Business owners in Texas may be interested to learn about statutory mergers and how they work. A statutory merger is a company merger governed by certain state statutes. Although many of the laws concerning statutory mergers are similar from state to state, key differences will need to be taken into account such as the rights of company shareholders.

A statutory merger takes place when one company completely absorbs another company, and the absorbed company is no longer a legal entity. The company that remains will then take control of all of the absorbed company's assets and liabilities. If there is any pending or future litigation concerning the actions of the company that was absorbed, the acquiring company will stand in its place.

Another type of statutory merger, called a "combination," takes place when two or more companies merge to create a brand new entity. These kinds of mergers will result in the complete disappearance of all of the business entities that went into the merger.

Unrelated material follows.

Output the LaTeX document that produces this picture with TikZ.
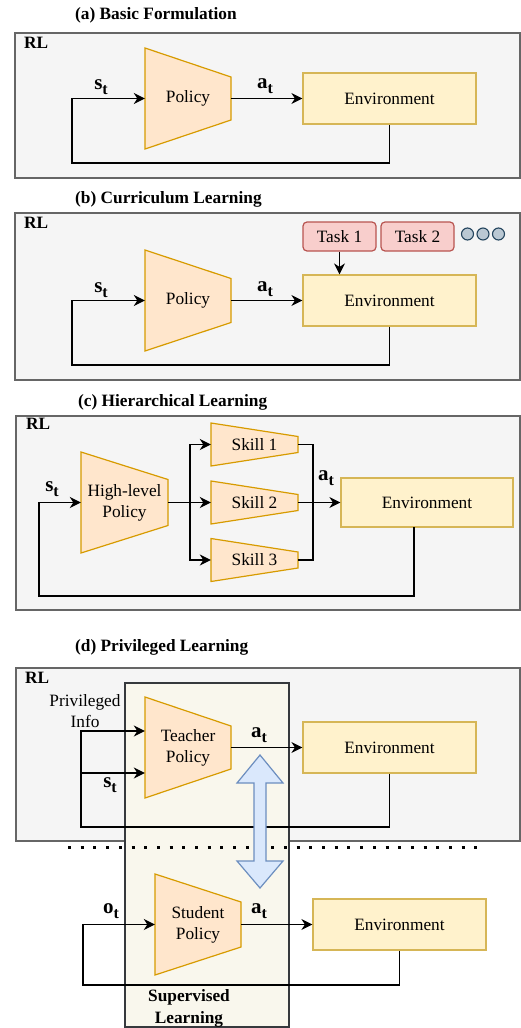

Before any kind of statutory merger is completed, the corporations involved will be required to produce a document called a "plan of merger" that the board of directors will vote on.

Because a statutory merger combines the assets of multiple companies, a business transaction like this could potentially be very beneficial for the entities involved. To ensure that everything goes smoothly, many business owners choose to enlist the help of an attorney while completing complex business transactions like drafting a plan of merger. An attorney may also be able to conduct an investigation into a business' liabilities to ensure that there are no outstanding liabilities that could result in major losses for the surviving company in the future.